The analysis of the race from Harris’s senior team won’t satisfy the shell-shocked Democratic critics who believe that the campaign’s tactical choices and the vice president’s occasional missteps as a candidate contributed materially to her defeat. They described what critics consider her most obvious blunders as largely irrelevant to the outcome.

Some on the left believe that Harris depressed turnout among the party’s core voters by emphasizing her support from anti-Trump Republicans such as former Representatives Liz Cheney and Adam Kinzinger. Some in the center believe she erred by not renouncing more forcefully the progressive positions she’d adopted during her ill-fated 2020 primary run. Others wonder how her campaign could raise more than $1 billion and still end up losing and in debt. Across the party, the most commonly held criticism has been that Harris should have done more to separate herself from Biden.

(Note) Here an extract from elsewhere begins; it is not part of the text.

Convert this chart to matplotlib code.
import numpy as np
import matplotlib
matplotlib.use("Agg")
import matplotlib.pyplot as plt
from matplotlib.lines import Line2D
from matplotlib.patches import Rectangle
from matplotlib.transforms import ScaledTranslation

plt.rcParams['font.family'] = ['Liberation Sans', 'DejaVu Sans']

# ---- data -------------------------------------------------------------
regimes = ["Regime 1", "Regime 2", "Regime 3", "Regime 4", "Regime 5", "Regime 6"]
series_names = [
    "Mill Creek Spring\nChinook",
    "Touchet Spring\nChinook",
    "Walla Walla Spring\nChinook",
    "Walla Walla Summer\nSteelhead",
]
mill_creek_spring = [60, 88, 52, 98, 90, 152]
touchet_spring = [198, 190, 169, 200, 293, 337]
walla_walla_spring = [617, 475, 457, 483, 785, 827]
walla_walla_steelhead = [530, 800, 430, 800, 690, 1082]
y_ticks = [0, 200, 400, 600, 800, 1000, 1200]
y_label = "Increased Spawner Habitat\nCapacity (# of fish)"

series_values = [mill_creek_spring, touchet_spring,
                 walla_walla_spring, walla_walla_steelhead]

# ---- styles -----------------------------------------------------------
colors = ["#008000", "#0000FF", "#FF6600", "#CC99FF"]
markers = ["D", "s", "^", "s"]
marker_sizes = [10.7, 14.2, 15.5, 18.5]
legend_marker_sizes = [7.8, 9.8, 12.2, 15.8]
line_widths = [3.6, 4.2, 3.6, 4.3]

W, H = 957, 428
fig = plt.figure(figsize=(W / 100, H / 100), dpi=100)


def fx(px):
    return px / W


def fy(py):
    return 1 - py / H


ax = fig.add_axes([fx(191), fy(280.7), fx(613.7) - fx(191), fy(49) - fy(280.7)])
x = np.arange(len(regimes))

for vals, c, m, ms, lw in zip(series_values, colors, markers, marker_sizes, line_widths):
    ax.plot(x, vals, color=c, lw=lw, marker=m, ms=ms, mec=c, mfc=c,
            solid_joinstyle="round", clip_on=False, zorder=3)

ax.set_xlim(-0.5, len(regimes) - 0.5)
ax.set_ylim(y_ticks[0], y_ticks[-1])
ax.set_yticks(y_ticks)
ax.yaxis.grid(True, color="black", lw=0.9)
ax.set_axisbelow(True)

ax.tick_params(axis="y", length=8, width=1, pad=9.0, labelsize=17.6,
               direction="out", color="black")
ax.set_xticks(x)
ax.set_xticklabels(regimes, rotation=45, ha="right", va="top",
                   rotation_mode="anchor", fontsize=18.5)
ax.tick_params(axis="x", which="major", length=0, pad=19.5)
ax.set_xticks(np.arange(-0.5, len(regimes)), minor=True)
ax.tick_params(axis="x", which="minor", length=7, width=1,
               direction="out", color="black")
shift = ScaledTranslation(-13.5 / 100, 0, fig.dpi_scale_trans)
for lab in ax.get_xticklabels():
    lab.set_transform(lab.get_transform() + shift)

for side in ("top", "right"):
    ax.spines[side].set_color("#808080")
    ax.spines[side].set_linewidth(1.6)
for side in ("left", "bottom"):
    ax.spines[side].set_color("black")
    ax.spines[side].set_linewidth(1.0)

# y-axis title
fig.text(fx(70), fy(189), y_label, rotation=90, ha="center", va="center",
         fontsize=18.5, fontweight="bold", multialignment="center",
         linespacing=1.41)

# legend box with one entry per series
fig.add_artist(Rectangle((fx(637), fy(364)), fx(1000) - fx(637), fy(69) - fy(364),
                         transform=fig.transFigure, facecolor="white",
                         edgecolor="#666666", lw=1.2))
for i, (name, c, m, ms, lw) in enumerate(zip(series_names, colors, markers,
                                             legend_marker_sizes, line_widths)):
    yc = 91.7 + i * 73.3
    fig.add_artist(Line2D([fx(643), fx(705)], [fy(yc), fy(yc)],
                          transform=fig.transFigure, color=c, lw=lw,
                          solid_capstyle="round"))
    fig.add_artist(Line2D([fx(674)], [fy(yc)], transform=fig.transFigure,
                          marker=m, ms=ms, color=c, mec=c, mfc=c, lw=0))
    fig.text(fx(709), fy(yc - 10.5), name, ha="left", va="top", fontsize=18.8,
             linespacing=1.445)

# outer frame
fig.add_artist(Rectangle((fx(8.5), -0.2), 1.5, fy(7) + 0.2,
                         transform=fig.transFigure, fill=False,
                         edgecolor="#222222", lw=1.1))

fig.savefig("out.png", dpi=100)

Against those complaints, her campaign leadership argued that no matter the tactics or the messages they tried, Harris could never fully escape the vortex of voter discontent with the economy, the country’s overall direction, and Biden’s performance as president. Even as voters remained disenchanted on all those fronts—arguably, because they remained so disenchanted—retrospective assessments of Trump’s first term were rising, to a point where, in the VoteCast survey conducted by the AP and NORC, a 52 percent majority approved of his performance. Only 42 percent of voters approved of Biden’s.